→ **WHAT THE TASK REQUIRES**
Return the line containing "The picture is", the line containing "plt.rcParams['font.family'] = ['DejaVu", and every line between them, exactly as they stand. Output nothing else.
============
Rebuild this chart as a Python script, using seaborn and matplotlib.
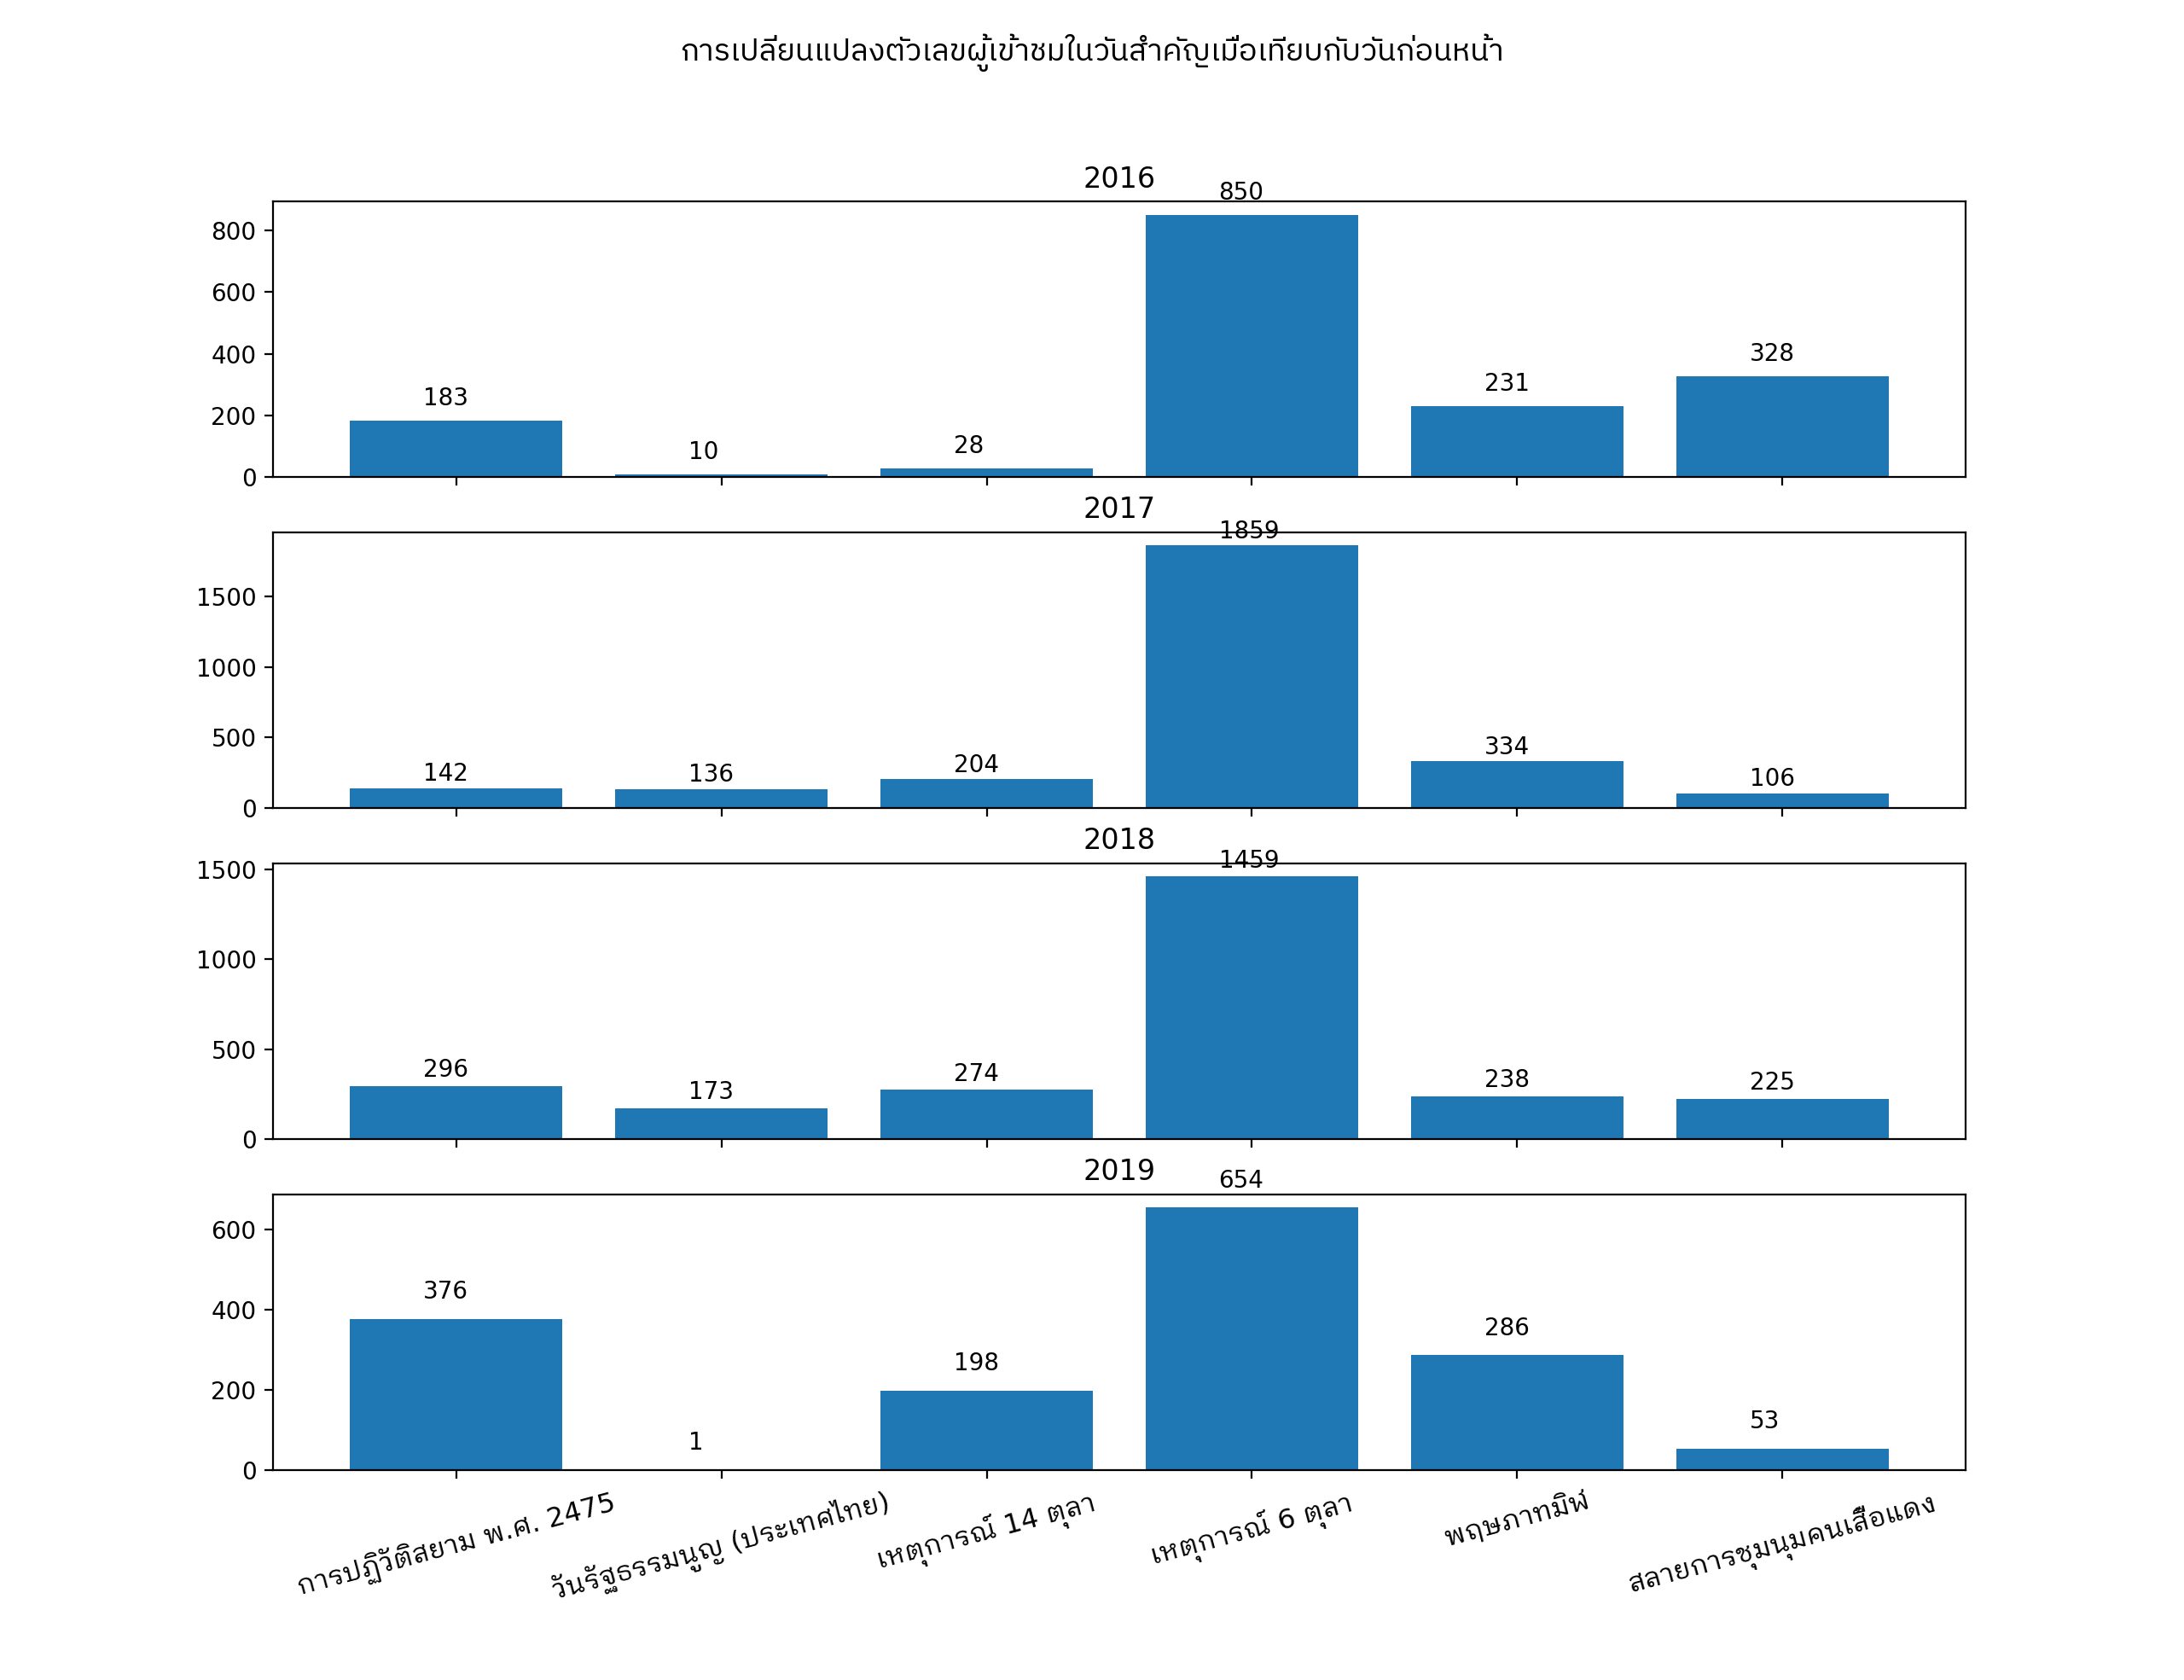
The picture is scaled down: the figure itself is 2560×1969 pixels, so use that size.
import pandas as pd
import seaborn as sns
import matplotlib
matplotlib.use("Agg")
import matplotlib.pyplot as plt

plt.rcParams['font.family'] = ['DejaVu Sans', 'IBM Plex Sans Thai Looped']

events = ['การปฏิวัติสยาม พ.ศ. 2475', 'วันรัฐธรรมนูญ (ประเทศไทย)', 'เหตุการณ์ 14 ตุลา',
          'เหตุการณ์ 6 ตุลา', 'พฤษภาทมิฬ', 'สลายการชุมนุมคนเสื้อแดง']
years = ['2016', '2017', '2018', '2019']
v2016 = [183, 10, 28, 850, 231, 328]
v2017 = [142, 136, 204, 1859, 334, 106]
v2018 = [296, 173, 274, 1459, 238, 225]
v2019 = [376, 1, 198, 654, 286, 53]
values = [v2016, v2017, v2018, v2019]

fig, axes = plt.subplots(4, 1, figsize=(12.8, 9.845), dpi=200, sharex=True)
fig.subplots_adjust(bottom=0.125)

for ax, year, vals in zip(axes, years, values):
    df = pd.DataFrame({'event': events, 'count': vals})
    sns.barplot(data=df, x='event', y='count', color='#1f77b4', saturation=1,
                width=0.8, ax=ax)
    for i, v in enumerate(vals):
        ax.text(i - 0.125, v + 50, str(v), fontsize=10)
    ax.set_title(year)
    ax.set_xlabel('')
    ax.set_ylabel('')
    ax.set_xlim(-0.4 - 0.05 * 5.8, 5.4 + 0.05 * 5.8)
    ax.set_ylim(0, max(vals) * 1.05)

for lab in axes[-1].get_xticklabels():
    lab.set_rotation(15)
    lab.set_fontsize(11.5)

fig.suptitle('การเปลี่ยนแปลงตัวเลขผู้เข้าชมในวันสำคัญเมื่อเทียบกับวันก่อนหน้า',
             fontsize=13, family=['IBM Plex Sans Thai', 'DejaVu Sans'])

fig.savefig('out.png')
============
→ **SOLVED EXERCISE**
The picture is scaled down: the figure itself is 2560×1969 pixels, so use that size.
import pandas as pd
import seaborn as sns
import matplotlib
matplotlib.use("Agg")
import matplotlib.pyplot as plt

plt.rcParams['font.family'] = ['DejaVu Sans', 'IBM Plex Sans Thai Looped']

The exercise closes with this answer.